Quote only the span from the first line of the entries to the line containing "1.19, 1.12, 1.09];", both ends kept. Leave every picture out.

[Items from a data source]
++++++++
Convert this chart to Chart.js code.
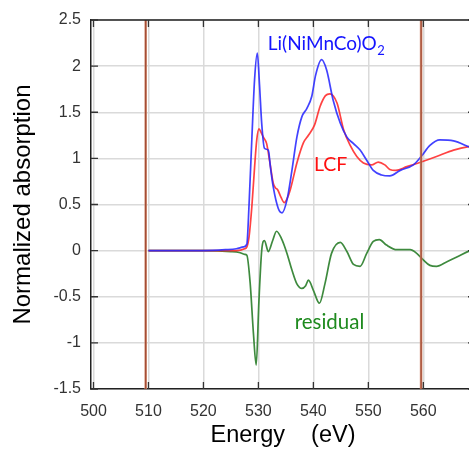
<!DOCTYPE html>
<html><head><meta charset="utf-8">
<script src="https://cdn.jsdelivr.net/npm/chart.js@4/dist/chart.umd.min.js"></script>
<style>html,body{margin:0;padding:0;overflow:hidden;background:#fff}#wrap{width:477px;height:451px;position:relative}</style>
</head><body><div id="wrap"><canvas id="c" width="477" height="451"></canvas></div>
<script>
// ---- data ----
const xTickValues = [500, 510, 520, 530, 540, 550, 560];
const xTickLabels = ['500', '510', '520', '530', '540', '550', '560'];
const yTickValues = [-1.5, -1, -0.5, 0, 0.5, 1, 1.5, 2, 2.5];
const yTickLabels = ['-1.5', '-1', '-0.5', '0', '0.5', '1', '1.5', '2', '2.5'];

const sampleEnergy = [510, 515, 520, 524, 526, 527.3, 527.9, 528.3, 528.8, 529.3, 529.8, 530.2, 530.6, 531.1, 531.8, 532.2, 532.7, 533.6, 534.3, 535.2, 536.1, 537.0, 537.9, 538.8, 539.7, 540.4, 541.5, 542.4, 543.6, 544.9, 546.1, 547.3, 548.5, 549.7, 550.9, 552.4, 553.9, 555.8, 558.2, 559.6, 561.2, 563.0, 565.5, 568.5, 570];
const sampleValues = [0.0, 0.0, 0.0, 0.01, 0.02, 0.04, 0.07, 0.5, 1.2, 1.85, 2.14, 1.8, 1.38, 1.11, 1.09, 0.9, 0.69, 0.46, 0.41, 0.55, 0.87, 1.23, 1.45, 1.54, 1.67, 1.9, 2.07, 1.96, 1.63, 1.38, 1.23, 1.16, 1.09, 0.98, 0.87, 0.82, 0.81, 0.87, 0.93, 1.02, 1.14, 1.20, 1.19, 1.12, 1.09];

const lcfEnergy = [510, 515, 520, 526, 527.5, 527.9, 528.3, 528.8, 529.3, 529.7, 530.1, 530.5, 530.9, 531.5, 532.1, 532.7, 533.1, 533.5, 534.1, 534.7, 535.2, 535.8, 537.0, 538.2, 539.1, 540.2, 541.2, 542.2, 543.0, 544.3, 545.5, 546.7, 547.9, 549.1, 550.6, 551.8, 553.0, 553.9, 555.0, 557.0, 559.6, 562.4, 565.5, 568.5, 570];
const lcfValues = [0.0, 0.0, 0.0, 0.0, 0.02, 0.04, 0.15, 0.47, 0.9, 1.2, 1.32, 1.28, 1.23, 1.16, 0.95, 0.73, 0.68, 0.66, 0.58, 0.52, 0.56, 0.66, 0.95, 1.17, 1.25, 1.36, 1.56, 1.68, 1.70, 1.60, 1.31, 1.14, 1.02, 0.95, 0.93, 0.96, 0.93, 0.88, 0.87, 0.91, 0.96, 1.02, 1.09, 1.13, 1.14];

const residualEnergy = [510, 515, 520, 525, 526.5, 527.5, 527.9, 528.5, 529.1, 529.6, 530.1, 530.6, 531.1, 531.8, 532.6, 533.3, 534.2, 535.2, 536.1, 537.0, 537.9, 538.6, 539.1, 540.0, 541.1, 542.1, 543.3, 544.9, 546.1, 547.3, 548.5, 549.7, 550.9, 552.0, 553.3, 555.2, 557.6, 558.8, 560.0, 561.2, 562.4, 564.3, 566.1, 568.5, 570];
const residualValues = [0.0, 0.0, 0.0, -0.01, -0.02, -0.04, -0.05, -0.35, -0.9, -1.24, -0.54, 0.0, 0.11, -0.01, 0.11, 0.21, 0.13, -0.03, -0.21, -0.36, -0.41, -0.38, -0.32, -0.43, -0.57, -0.36, -0.03, 0.09, -0.01, -0.15, -0.17, -0.03, 0.10, 0.12, 0.06, 0.01, 0.01, -0.03, -0.10, -0.16, -0.17, -0.12, -0.07, 0.0, 0.03];

const markerEnergies = [509.5, 559.6];

const seriesNames = ['Li(NiMnCo)O', 'LCF', 'residual'];

// ---- build ----
const pts = (xs, ys) => xs.map((x, i) => ({x: x, y: ys[i]}));
const yMin = yTickValues[0], yMax = yTickValues[yTickValues.length - 1];
const markerSets = [];
markerEnergies.forEach(e => {
  markerSets.push({data: [{x: e, y: yMin}, {x: e, y: yMax}], borderColor: 'rgba(140,40,20,0.9)', borderWidth: 0.9, pointRadius: 0, order: 0});
});
markerEnergies.forEach(e => {
  markerSets.push({data: [{x: e, y: yMin}, {x: e, y: yMax}], borderColor: 'rgba(205,135,105,0.9)', borderWidth: 2.6, pointRadius: 0, order: 1});
});
const lineCommon = {pointRadius: 0, borderWidth: 1.7, cubicInterpolationMode: 'monotone', fill: false};
const datasets = markerSets.concat([
  Object.assign({label: seriesNames[0], data: pts(sampleEnergy, sampleValues), borderColor: 'rgba(40,40,255,0.88)', order: 2}, lineCommon),
  Object.assign({label: seriesNames[1], data: pts(lcfEnergy, lcfValues), borderColor: 'rgba(255,40,40,0.88)', order: 3}, lineCommon),
  Object.assign({label: seriesNames[2], data: pts(residualEnergy, residualValues), borderColor: '#3e8a3e', order: 4}, lineCommon)
]);

const annotations = [
  {text: 'Li(NiMnCo)O', sub: '2', x: 531.7, y: 2.18, color: '#1414ff', size: 19},
  {text: 'LCF', x: 540.1, y: 0.866, color: '#ff1010', size: 19.5},
  {text: 'residual', x: 536.6, y: -0.85, color: '#1e8a1e', size: 20.5}
];

const framePlugin = {
  id: 'frame',
  afterDatasetsDraw(chart) {
    const ctx = chart.ctx, a = chart.chartArea, xs = chart.scales.x, ys = chart.scales.y;
    ctx.save();
    ctx.textBaseline = 'alphabetic';
    annotations.forEach(an => {
      const px = xs.getPixelForValue(an.x), py = ys.getPixelForValue(an.y);
      ctx.fillStyle = an.color;
      ctx.font = an.size + 'px Lato';
      ctx.fillText(an.text, px, py);
      if (an.sub) {
        const w = ctx.measureText(an.text).width;
        ctx.font = '13px Lato';
        ctx.fillText(an.sub, px + w + 0.5, py + 5);
      }
    });
    ctx.strokeStyle = '#222';
    ctx.lineWidth = 1.5;
    ctx.beginPath();
    ctx.moveTo(a.left, a.top); ctx.lineTo(a.right, a.top);
    ctx.moveTo(a.right, a.top); ctx.lineTo(a.right, a.bottom);
    ctx.stroke();
    ctx.strokeStyle = '#333';
    ctx.lineWidth = 1.3;
    ctx.beginPath();
    xTickValues.forEach(v => {
      const p = xs.getPixelForValue(v);
      ctx.moveTo(p, a.bottom); ctx.lineTo(p, a.bottom - 7);
      ctx.moveTo(p, a.top); ctx.lineTo(p, a.top + 7);
    });
    yTickValues.forEach(v => {
      const p = ys.getPixelForValue(v);
      ctx.moveTo(a.left, p); ctx.lineTo(a.left + 7, p);
      ctx.moveTo(a.right, p); ctx.lineTo(a.right - 7, p);
    });
    ctx.stroke();
    ctx.restore();
  }
};

new Chart(document.getElementById('c'), {
  type: 'line',
  data: {datasets: datasets},
  options: {
    responsive: false,
    animation: false,
    devicePixelRatio: 1,
    layout: {padding: {top: 20, right: 2, bottom: 0, left: 0}},
    plugins: {legend: {display: false}, tooltip: {enabled: false}},
    scales: {
      x: {
        type: 'linear', min: 499.55, max: 569.4,
        afterBuildTicks: s => { s.ticks = xTickValues.map(v => ({value: v})); },
        afterFit: s => { s.height = 62; },
        ticks: {callback: (v, i) => xTickLabels[i], font: {family: 'Liberation Sans', size: 16}, color: '#333', padding: 13, maxRotation: 0, autoSkip: false},
        grid: {color: '#dadada', lineWidth: 1.5, drawTicks: false},
        border: {color: '#222', width: 1.5},
        title: {display: true, text: 'Energy    (eV)', font: {family: 'Liberation Sans', size: 23.5}, color: '#000', padding: {top: 0, bottom: 1}}
      },
      y: {
        type: 'linear', min: yMin, max: yMax,
        afterBuildTicks: s => { s.ticks = yTickValues.map(v => ({value: v})); },
        afterFit: s => { s.width = 91; },
        ticks: {callback: (v, i) => yTickLabels[i], font: {family: 'Liberation Sans', size: 16}, color: '#333', padding: 10},
        grid: {color: '#dadada', lineWidth: 1.5, drawTicks: false},
        border: {color: '#222', width: 1.5},
        title: {display: true, text: 'Normalized absorption', font: {family: 'Liberation Sans', size: 24}, color: '#000', padding: {top: 9, bottom: 0}}
      }
    }
  },
  plugins: [framePlugin]
});
</script>
</body></html>
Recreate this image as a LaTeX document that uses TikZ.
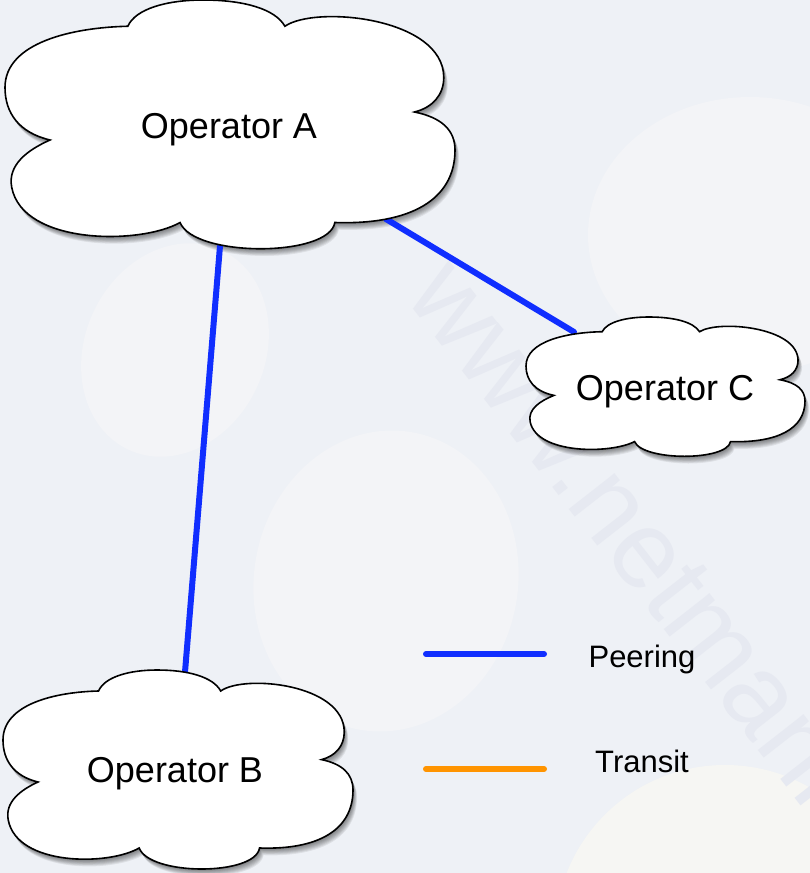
++++++++
Expected answer —
Convert this chart to Chart.js code.
<!DOCTYPE html>
<html><head><meta charset="utf-8">
<script src="https://cdn.jsdelivr.net/npm/chart.js@4/dist/chart.umd.min.js"></script>
<style>html,body{margin:0;padding:0;overflow:hidden;background:#fff}#wrap{width:477px;height:451px;position:relative}</style>
</head><body><div id="wrap"><canvas id="c" width="477" height="451"></canvas></div>
<script>
// ---- data ----
const xTickValues = [500, 510, 520, 530, 540, 550, 560];
const xTickLabels = ['500', '510', '520', '530', '540', '550', '560'];
const yTickValues = [-1.5, -1, -0.5, 0, 0.5, 1, 1.5, 2, 2.5];
const yTickLabels = ['-1.5', '-1', '-0.5', '0', '0.5', '1', '1.5', '2', '2.5'];

const sampleEnergy = [510, 515, 520, 524, 526, 527.3, 527.9, 528.3, 528.8, 529.3, 529.8, 530.2, 530.6, 531.1, 531.8, 532.2, 532.7, 533.6, 534.3, 535.2, 536.1, 537.0, 537.9, 538.8, 539.7, 540.4, 541.5, 542.4, 543.6, 544.9, 546.1, 547.3, 548.5, 549.7, 550.9, 552.4, 553.9, 555.8, 558.2, 559.6, 561.2, 563.0, 565.5, 568.5, 570];
const sampleValues = [0.0, 0.0, 0.0, 0.01, 0.02, 0.04, 0.07, 0.5, 1.2, 1.85, 2.14, 1.8, 1.38, 1.11, 1.09, 0.9, 0.69, 0.46, 0.41, 0.55, 0.87, 1.23, 1.45, 1.54, 1.67, 1.9, 2.07, 1.96, 1.63, 1.38, 1.23, 1.16, 1.09, 0.98, 0.87, 0.82, 0.81, 0.87, 0.93, 1.02, 1.14, 1.20, 1.19, 1.12, 1.09];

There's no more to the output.